## Supplied data

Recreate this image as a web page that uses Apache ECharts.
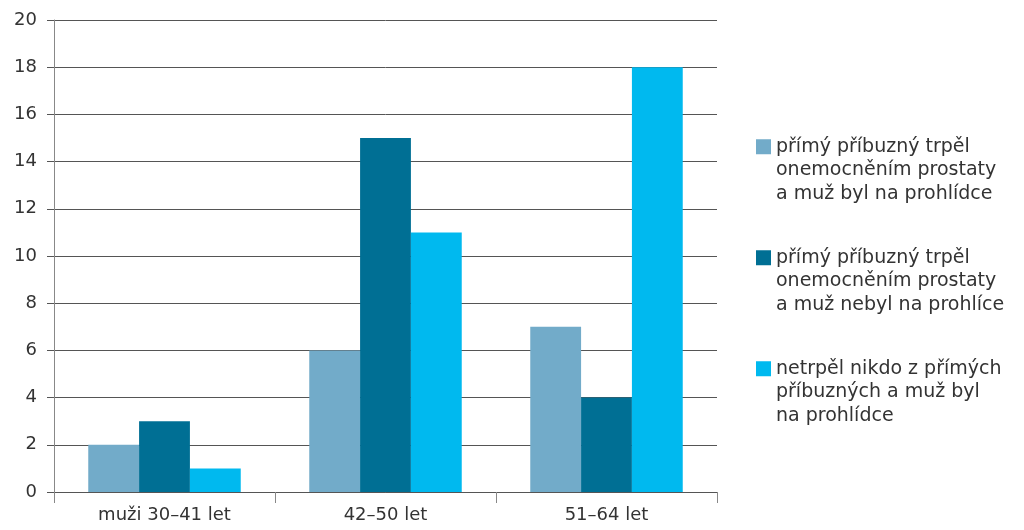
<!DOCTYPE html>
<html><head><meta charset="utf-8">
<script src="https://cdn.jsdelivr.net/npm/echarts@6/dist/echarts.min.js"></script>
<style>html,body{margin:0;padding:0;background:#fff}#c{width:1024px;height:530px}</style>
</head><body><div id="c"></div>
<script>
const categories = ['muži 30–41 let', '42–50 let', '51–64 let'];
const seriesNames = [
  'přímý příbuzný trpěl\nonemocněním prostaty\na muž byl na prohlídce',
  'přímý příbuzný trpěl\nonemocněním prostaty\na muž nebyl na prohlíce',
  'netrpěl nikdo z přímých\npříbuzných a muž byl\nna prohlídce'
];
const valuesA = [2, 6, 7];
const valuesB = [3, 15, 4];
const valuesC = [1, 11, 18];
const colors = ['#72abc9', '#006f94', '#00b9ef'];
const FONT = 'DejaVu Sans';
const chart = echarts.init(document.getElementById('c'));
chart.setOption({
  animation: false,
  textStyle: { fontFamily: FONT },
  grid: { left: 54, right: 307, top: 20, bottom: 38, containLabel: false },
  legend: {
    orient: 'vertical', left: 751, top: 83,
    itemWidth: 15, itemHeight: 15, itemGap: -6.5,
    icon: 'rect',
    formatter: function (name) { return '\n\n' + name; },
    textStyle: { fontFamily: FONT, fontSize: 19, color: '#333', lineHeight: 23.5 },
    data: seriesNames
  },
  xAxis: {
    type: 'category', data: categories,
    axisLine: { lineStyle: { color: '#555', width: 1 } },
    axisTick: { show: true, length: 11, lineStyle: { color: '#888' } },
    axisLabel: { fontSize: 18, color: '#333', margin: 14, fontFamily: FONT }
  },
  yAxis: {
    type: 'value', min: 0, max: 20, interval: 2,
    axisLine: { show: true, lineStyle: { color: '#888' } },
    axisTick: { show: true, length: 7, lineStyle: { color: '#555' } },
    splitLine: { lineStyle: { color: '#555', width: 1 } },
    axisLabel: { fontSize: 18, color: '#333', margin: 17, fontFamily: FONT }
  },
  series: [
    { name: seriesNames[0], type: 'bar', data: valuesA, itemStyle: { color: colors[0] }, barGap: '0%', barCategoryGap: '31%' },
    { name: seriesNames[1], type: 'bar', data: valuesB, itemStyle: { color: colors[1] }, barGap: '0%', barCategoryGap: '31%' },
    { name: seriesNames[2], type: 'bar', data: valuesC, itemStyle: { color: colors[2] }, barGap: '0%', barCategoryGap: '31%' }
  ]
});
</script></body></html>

## Directions for this task
Without the pictures, print the whole listing exactly as given.

## Response
Recreate this image as a web page that uses Apache ECharts.
<!DOCTYPE html>
<html><head><meta charset="utf-8">
<script src="https://cdn.jsdelivr.net/npm/echarts@6/dist/echarts.min.js"></script>
<style>html,body{margin:0;padding:0;background:#fff}#c{width:1024px;height:530px}</style>
</head><body><div id="c"></div>
<script>
const categories = ['muži 30–41 let', '42–50 let', '51–64 let'];
const seriesNames = [
  'přímý příbuzný trpěl\nonemocněním prostaty\na muž byl na prohlídce',
  'přímý příbuzný trpěl\nonemocněním prostaty\na muž nebyl na prohlíce',
  'netrpěl nikdo z přímých\npříbuzných a muž byl\nna prohlídce'
];
const valuesA = [2, 6, 7];
const valuesB = [3, 15, 4];
const valuesC = [1, 11, 18];
const colors = ['#72abc9', '#006f94', '#00b9ef'];
const FONT = 'DejaVu Sans';
const chart = echarts.init(document.getElementById('c'));
chart.setOption({
  animation: false,
  textStyle: { fontFamily: FONT },
  grid: { left: 54, right: 307, top: 20, bottom: 38, containLabel: false },
  legend: {
    orient: 'vertical', left: 751, top: 83,
    itemWidth: 15, itemHeight: 15, itemGap: -6.5,
    icon: 'rect',
    formatter: function (name) { return '\n\n' + name; },
    textStyle: { fontFamily: FONT, fontSize: 19, color: '#333', lineHeight: 23.5 },
    data: seriesNames
  },
  xAxis: {
    type: 'category', data: categories,
    axisLine: { lineStyle: { color: '#555', width: 1 } },
    axisTick: { show: true, length: 11, lineStyle: { color: '#888' } },
    axisLabel: { fontSize: 18, color: '#333', margin: 14, fontFamily: FONT }
  },
  yAxis: {
    type: 'value', min: 0, max: 20, interval: 2,
    axisLine: { show: true, lineStyle: { color: '#888' } },
    axisTick: { show: true, length: 7, lineStyle: { color: '#555' } },
    splitLine: { lineStyle: { color: '#555', width: 1 } },
    axisLabel: { fontSize: 18, color: '#333', margin: 17, fontFamily: FONT }
  },
  series: [
    { name: seriesNames[0], type: 'bar', data: valuesA, itemStyle: { color: colors[0] }, barGap: '0%', barCategoryGap: '31%' },
    { name: seriesNames[1], type: 'bar', data: valuesB, itemStyle: { color: colors[1] }, barGap: '0%', barCategoryGap: '31%' },
    { name: seriesNames[2], type: 'bar', data: valuesC, itemStyle: { color: colors[2] }, barGap: '0%', barCategoryGap: '31%' }
  ]
});
</script></body></html>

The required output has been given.